** begin Listing **

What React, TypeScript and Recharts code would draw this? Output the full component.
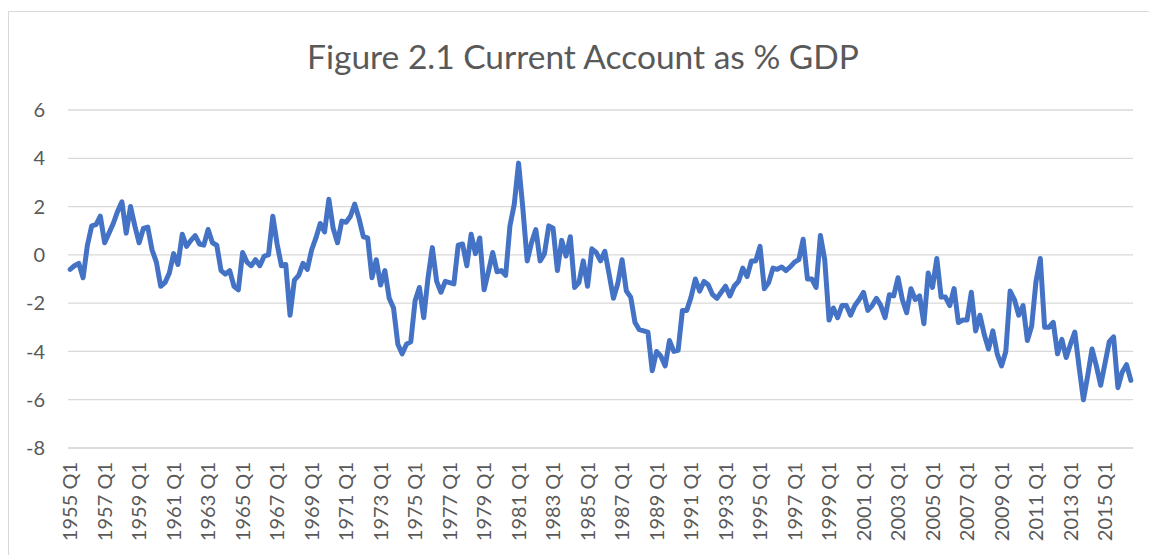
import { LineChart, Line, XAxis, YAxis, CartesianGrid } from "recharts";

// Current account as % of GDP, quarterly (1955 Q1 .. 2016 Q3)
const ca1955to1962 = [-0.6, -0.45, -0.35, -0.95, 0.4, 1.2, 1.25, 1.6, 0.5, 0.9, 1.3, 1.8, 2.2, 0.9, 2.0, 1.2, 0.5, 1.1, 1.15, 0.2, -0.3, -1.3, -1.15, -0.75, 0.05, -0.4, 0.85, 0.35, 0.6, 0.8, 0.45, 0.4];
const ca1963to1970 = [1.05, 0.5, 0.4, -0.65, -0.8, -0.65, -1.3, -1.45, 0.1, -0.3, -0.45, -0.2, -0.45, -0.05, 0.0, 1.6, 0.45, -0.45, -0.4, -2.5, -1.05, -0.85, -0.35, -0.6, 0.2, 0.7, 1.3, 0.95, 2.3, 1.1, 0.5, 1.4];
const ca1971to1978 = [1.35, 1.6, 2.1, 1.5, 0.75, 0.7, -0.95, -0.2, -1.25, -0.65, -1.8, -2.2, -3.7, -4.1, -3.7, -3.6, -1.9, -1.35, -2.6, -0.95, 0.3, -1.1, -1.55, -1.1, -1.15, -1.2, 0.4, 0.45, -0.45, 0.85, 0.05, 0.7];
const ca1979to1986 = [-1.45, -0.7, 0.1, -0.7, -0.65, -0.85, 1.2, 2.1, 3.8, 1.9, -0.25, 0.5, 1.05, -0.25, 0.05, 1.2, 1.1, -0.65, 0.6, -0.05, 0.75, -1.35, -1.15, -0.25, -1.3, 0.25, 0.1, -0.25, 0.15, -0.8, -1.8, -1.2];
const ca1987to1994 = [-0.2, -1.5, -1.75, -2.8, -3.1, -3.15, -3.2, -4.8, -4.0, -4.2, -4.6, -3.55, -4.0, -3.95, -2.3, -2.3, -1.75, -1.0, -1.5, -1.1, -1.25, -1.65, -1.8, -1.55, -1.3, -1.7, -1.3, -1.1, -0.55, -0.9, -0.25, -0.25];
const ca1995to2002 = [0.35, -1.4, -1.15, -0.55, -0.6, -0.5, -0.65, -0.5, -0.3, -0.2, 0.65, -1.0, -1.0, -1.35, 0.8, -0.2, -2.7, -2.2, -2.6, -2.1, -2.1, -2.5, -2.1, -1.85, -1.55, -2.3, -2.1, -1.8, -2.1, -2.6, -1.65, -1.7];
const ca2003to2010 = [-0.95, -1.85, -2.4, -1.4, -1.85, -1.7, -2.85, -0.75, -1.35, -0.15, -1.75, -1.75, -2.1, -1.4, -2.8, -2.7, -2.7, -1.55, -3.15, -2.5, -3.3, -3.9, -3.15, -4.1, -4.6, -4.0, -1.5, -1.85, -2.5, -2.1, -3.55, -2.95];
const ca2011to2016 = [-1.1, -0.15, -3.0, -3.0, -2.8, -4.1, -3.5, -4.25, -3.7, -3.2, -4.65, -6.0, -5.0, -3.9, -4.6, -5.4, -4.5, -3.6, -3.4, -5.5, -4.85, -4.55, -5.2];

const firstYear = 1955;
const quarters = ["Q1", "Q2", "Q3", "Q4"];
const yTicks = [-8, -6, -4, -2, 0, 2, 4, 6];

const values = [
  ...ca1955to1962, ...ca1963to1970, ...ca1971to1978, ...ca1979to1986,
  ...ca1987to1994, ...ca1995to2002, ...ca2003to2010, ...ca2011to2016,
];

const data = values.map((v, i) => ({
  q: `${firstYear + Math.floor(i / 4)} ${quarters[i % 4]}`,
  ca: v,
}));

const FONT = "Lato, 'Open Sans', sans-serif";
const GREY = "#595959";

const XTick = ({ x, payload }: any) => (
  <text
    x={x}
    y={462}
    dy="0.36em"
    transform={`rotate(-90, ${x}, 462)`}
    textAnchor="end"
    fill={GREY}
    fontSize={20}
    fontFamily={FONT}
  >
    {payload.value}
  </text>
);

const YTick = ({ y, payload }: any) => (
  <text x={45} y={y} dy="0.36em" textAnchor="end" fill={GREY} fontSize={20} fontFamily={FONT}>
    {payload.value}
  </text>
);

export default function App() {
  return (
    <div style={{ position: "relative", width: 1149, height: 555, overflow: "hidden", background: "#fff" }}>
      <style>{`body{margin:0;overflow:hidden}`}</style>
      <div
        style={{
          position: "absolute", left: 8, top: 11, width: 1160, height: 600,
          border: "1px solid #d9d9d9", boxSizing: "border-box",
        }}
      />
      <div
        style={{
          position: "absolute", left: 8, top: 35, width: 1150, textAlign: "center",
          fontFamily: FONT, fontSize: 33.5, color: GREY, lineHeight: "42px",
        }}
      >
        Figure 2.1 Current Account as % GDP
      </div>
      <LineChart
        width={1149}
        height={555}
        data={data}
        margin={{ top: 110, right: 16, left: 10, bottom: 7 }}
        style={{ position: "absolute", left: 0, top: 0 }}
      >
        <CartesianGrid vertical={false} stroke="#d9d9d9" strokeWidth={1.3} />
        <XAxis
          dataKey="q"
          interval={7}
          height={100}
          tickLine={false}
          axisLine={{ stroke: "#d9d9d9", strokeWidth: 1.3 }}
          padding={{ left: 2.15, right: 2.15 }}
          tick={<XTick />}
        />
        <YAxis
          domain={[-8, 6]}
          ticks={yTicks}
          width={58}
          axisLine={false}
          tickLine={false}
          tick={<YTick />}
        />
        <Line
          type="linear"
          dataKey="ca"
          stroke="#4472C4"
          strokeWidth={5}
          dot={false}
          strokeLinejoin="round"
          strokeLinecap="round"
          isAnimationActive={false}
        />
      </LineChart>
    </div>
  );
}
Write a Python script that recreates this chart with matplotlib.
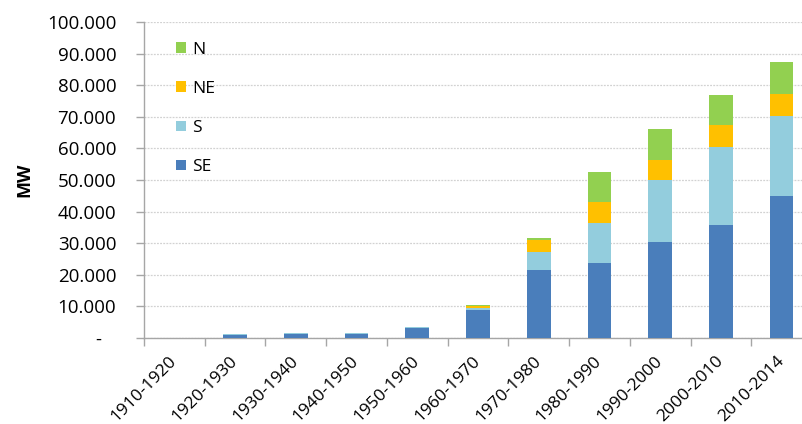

** end Listing **

Exercise description >>
Your task is to return the lines above, from the first one up to and including the line containing "XAxis, YAxis, CartesianGrid", minus any pictures.

The response >>
What React, TypeScript and Recharts code would draw this? Output the full component.
import { LineChart, Line, XAxis, YAxis, CartesianGrid } from "recharts";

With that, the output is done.